» **GOAL OF THE EXERCISE**
Reproduce each of the lines word for word.

» **GIVEN INFORMATION**
-*-
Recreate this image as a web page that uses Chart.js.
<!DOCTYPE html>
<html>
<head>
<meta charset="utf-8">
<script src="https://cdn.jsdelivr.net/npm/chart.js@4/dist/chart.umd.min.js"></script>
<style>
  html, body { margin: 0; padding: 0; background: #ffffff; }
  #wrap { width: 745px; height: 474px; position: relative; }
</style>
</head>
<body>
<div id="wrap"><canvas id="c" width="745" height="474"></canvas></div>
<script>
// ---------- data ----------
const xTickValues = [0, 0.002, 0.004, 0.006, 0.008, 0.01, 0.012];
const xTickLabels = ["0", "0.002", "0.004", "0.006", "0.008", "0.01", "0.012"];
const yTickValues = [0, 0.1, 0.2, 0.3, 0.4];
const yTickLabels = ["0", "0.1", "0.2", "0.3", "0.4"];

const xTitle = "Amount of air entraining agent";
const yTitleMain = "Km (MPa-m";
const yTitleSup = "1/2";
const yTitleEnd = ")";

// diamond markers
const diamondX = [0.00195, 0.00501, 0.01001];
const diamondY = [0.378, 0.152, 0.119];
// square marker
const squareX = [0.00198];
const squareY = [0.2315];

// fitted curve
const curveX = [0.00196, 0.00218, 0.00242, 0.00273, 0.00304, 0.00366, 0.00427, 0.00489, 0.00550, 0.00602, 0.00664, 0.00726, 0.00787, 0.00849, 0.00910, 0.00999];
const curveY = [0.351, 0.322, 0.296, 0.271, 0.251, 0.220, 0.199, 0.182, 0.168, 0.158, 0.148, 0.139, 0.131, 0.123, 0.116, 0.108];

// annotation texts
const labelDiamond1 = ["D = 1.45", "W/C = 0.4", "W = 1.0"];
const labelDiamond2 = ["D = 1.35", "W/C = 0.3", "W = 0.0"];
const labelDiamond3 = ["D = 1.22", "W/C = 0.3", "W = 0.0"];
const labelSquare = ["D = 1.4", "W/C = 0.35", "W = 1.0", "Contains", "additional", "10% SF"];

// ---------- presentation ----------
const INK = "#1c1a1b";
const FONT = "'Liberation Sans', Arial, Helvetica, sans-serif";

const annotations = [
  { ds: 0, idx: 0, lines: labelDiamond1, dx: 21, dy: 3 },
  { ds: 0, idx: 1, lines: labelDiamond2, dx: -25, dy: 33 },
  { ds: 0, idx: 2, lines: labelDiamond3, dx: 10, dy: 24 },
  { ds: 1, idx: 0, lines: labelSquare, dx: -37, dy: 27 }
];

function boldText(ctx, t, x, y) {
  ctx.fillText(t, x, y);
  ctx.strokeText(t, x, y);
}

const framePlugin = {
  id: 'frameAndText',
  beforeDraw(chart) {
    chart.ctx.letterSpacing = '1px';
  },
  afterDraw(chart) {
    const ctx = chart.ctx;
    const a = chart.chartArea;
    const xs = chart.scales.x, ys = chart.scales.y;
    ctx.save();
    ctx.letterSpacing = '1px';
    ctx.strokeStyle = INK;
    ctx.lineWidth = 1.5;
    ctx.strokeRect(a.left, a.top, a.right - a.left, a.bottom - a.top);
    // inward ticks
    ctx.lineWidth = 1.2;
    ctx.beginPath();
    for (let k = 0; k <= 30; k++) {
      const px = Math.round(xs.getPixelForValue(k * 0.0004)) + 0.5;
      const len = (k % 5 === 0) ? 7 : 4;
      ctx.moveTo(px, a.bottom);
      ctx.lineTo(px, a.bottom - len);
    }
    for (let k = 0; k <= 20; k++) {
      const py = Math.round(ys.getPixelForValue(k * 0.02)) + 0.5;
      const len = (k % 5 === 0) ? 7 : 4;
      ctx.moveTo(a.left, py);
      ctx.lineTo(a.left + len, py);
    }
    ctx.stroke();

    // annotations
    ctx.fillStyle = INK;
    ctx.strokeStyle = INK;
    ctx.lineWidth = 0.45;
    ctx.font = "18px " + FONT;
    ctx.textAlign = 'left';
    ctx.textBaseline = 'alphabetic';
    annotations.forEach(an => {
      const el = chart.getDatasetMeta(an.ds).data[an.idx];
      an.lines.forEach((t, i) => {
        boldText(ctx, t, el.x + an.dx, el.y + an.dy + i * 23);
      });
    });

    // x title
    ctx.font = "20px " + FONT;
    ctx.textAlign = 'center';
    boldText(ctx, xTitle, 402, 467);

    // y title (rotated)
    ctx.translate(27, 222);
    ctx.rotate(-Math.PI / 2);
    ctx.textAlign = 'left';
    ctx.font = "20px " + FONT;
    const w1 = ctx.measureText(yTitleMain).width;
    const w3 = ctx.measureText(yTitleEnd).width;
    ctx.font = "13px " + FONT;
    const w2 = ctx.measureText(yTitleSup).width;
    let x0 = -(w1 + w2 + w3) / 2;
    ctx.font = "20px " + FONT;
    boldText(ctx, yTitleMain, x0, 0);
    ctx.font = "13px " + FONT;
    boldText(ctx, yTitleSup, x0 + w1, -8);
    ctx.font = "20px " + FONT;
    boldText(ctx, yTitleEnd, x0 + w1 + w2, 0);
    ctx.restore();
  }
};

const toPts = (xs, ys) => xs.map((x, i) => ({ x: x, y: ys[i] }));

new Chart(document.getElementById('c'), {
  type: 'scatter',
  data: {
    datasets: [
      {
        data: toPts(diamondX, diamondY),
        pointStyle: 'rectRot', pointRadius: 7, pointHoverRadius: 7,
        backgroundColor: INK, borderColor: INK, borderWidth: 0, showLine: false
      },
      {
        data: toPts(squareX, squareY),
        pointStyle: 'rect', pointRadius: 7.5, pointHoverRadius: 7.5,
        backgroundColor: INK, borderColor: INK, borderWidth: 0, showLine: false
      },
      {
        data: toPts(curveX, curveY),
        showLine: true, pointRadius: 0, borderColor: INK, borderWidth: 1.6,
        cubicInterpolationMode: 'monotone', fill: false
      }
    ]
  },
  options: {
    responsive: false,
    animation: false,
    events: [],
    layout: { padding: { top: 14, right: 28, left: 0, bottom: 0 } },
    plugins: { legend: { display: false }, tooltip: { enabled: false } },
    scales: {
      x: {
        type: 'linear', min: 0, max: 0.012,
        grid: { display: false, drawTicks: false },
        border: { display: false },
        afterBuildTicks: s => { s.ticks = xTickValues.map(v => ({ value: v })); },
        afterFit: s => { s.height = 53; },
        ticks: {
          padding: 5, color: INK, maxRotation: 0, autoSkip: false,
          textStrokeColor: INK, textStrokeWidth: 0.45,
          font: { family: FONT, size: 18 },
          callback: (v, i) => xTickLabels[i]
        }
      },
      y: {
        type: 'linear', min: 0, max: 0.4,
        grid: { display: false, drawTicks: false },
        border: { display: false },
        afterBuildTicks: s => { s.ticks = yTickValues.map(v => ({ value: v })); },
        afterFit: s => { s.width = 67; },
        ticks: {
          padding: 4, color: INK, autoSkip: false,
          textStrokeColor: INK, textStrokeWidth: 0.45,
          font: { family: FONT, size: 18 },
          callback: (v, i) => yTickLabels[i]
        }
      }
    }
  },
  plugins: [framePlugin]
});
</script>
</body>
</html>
-*-
» **RESPONSE TO THE TASK**
Recreate this image as a web page that uses Chart.js.
<!DOCTYPE html>
<html>
<head>
<meta charset="utf-8">
<script src="https://cdn.jsdelivr.net/npm/chart.js@4/dist/chart.umd.min.js"></script>
<style>
  html, body { margin: 0; padding: 0; background: #ffffff; }
  #wrap { width: 745px; height: 474px; position: relative; }
</style>
</head>
<body>
<div id="wrap"><canvas id="c" width="745" height="474"></canvas></div>
<script>
// ---------- data ----------
const xTickValues = [0, 0.002, 0.004, 0.006, 0.008, 0.01, 0.012];
const xTickLabels = ["0", "0.002", "0.004", "0.006", "0.008", "0.01", "0.012"];
const yTickValues = [0, 0.1, 0.2, 0.3, 0.4];
const yTickLabels = ["0", "0.1", "0.2", "0.3", "0.4"];

const xTitle = "Amount of air entraining agent";
const yTitleMain = "Km (MPa-m";
const yTitleSup = "1/2";
const yTitleEnd = ")";

// diamond markers
const diamondX = [0.00195, 0.00501, 0.01001];
const diamondY = [0.378, 0.152, 0.119];
// square marker
const squareX = [0.00198];
const squareY = [0.2315];

// fitted curve
const curveX = [0.00196, 0.00218, 0.00242, 0.00273, 0.00304, 0.00366, 0.00427, 0.00489, 0.00550, 0.00602, 0.00664, 0.00726, 0.00787, 0.00849, 0.00910, 0.00999];
const curveY = [0.351, 0.322, 0.296, 0.271, 0.251, 0.220, 0.199, 0.182, 0.168, 0.158, 0.148, 0.139, 0.131, 0.123, 0.116, 0.108];

// annotation texts
const labelDiamond1 = ["D = 1.45", "W/C = 0.4", "W = 1.0"];
const labelDiamond2 = ["D = 1.35", "W/C = 0.3", "W = 0.0"];
const labelDiamond3 = ["D = 1.22", "W/C = 0.3", "W = 0.0"];
const labelSquare = ["D = 1.4", "W/C = 0.35", "W = 1.0", "Contains", "additional", "10% SF"];

// ---------- presentation ----------
const INK = "#1c1a1b";
const FONT = "'Liberation Sans', Arial, Helvetica, sans-serif";

const annotations = [
  { ds: 0, idx: 0, lines: labelDiamond1, dx: 21, dy: 3 },
  { ds: 0, idx: 1, lines: labelDiamond2, dx: -25, dy: 33 },
  { ds: 0, idx: 2, lines: labelDiamond3, dx: 10, dy: 24 },
  { ds: 1, idx: 0, lines: labelSquare, dx: -37, dy: 27 }
];

function boldText(ctx, t, x, y) {
  ctx.fillText(t, x, y);
  ctx.strokeText(t, x, y);
}

const framePlugin = {
  id: 'frameAndText',
  beforeDraw(chart) {
    chart.ctx.letterSpacing = '1px';
  },
  afterDraw(chart) {
    const ctx = chart.ctx;
    const a = chart.chartArea;
    const xs = chart.scales.x, ys = chart.scales.y;
    ctx.save();
    ctx.letterSpacing = '1px';
    ctx.strokeStyle = INK;
    ctx.lineWidth = 1.5;
    ctx.strokeRect(a.left, a.top, a.right - a.left, a.bottom - a.top);
    // inward ticks
    ctx.lineWidth = 1.2;
    ctx.beginPath();
    for (let k = 0; k <= 30; k++) {
      const px = Math.round(xs.getPixelForValue(k * 0.0004)) + 0.5;
      const len = (k % 5 === 0) ? 7 : 4;
      ctx.moveTo(px, a.bottom);
      ctx.lineTo(px, a.bottom - len);
    }
    for (let k = 0; k <= 20; k++) {
      const py = Math.round(ys.getPixelForValue(k * 0.02)) + 0.5;
      const len = (k % 5 === 0) ? 7 : 4;
      ctx.moveTo(a.left, py);
      ctx.lineTo(a.left + len, py);
    }
    ctx.stroke();

    // annotations
    ctx.fillStyle = INK;
    ctx.strokeStyle = INK;
    ctx.lineWidth = 0.45;
    ctx.font = "18px " + FONT;
    ctx.textAlign = 'left';
    ctx.textBaseline = 'alphabetic';
    annotations.forEach(an => {
      const el = chart.getDatasetMeta(an.ds).data[an.idx];
      an.lines.forEach((t, i) => {
        boldText(ctx, t, el.x + an.dx, el.y + an.dy + i * 23);
      });
    });

    // x title
    ctx.font = "20px " + FONT;
    ctx.textAlign = 'center';
    boldText(ctx, xTitle, 402, 467);

    // y title (rotated)
    ctx.translate(27, 222);
    ctx.rotate(-Math.PI / 2);
    ctx.textAlign = 'left';
    ctx.font = "20px " + FONT;
    const w1 = ctx.measureText(yTitleMain).width;
    const w3 = ctx.measureText(yTitleEnd).width;
    ctx.font = "13px " + FONT;
    const w2 = ctx.measureText(yTitleSup).width;
    let x0 = -(w1 + w2 + w3) / 2;
    ctx.font = "20px " + FONT;
    boldText(ctx, yTitleMain, x0, 0);
    ctx.font = "13px " + FONT;
    boldText(ctx, yTitleSup, x0 + w1, -8);
    ctx.font = "20px " + FONT;
    boldText(ctx, yTitleEnd, x0 + w1 + w2, 0);
    ctx.restore();
  }
};

const toPts = (xs, ys) => xs.map((x, i) => ({ x: x, y: ys[i] }));

new Chart(document.getElementById('c'), {
  type: 'scatter',
  data: {
    datasets: [
      {
        data: toPts(diamondX, diamondY),
        pointStyle: 'rectRot', pointRadius: 7, pointHoverRadius: 7,
        backgroundColor: INK, borderColor: INK, borderWidth: 0, showLine: false
      },
      {
        data: toPts(squareX, squareY),
        pointStyle: 'rect', pointRadius: 7.5, pointHoverRadius: 7.5,
        backgroundColor: INK, borderColor: INK, borderWidth: 0, showLine: false
      },
      {
        data: toPts(curveX, curveY),
        showLine: true, pointRadius: 0, borderColor: INK, borderWidth: 1.6,
        cubicInterpolationMode: 'monotone', fill: false
      }
    ]
  },
  options: {
    responsive: false,
    animation: false,
    events: [],
    layout: { padding: { top: 14, right: 28, left: 0, bottom: 0 } },
    plugins: { legend: { display: false }, tooltip: { enabled: false } },
    scales: {
      x: {
        type: 'linear', min: 0, max: 0.012,
        grid: { display: false, drawTicks: false },
        border: { display: false },
        afterBuildTicks: s => { s.ticks = xTickValues.map(v => ({ value: v })); },
        afterFit: s => { s.height = 53; },
        ticks: {
          padding: 5, color: INK, maxRotation: 0, autoSkip: false,
          textStrokeColor: INK, textStrokeWidth: 0.45,
          font: { family: FONT, size: 18 },
          callback: (v, i) => xTickLabels[i]
        }
      },
      y: {
        type: 'linear', min: 0, max: 0.4,
        grid: { display: false, drawTicks: false },
        border: { display: false },
        afterBuildTicks: s => { s.ticks = yTickValues.map(v => ({ value: v })); },
        afterFit: s => { s.width = 67; },
        ticks: {
          padding: 4, color: INK, autoSkip: false,
          textStrokeColor: INK, textStrokeWidth: 0.45,
          font: { family: FONT, size: 18 },
          callback: (v, i) => yTickLabels[i]
        }
      }
    }
  },
  plugins: [framePlugin]
});
</script>
</body>
</html>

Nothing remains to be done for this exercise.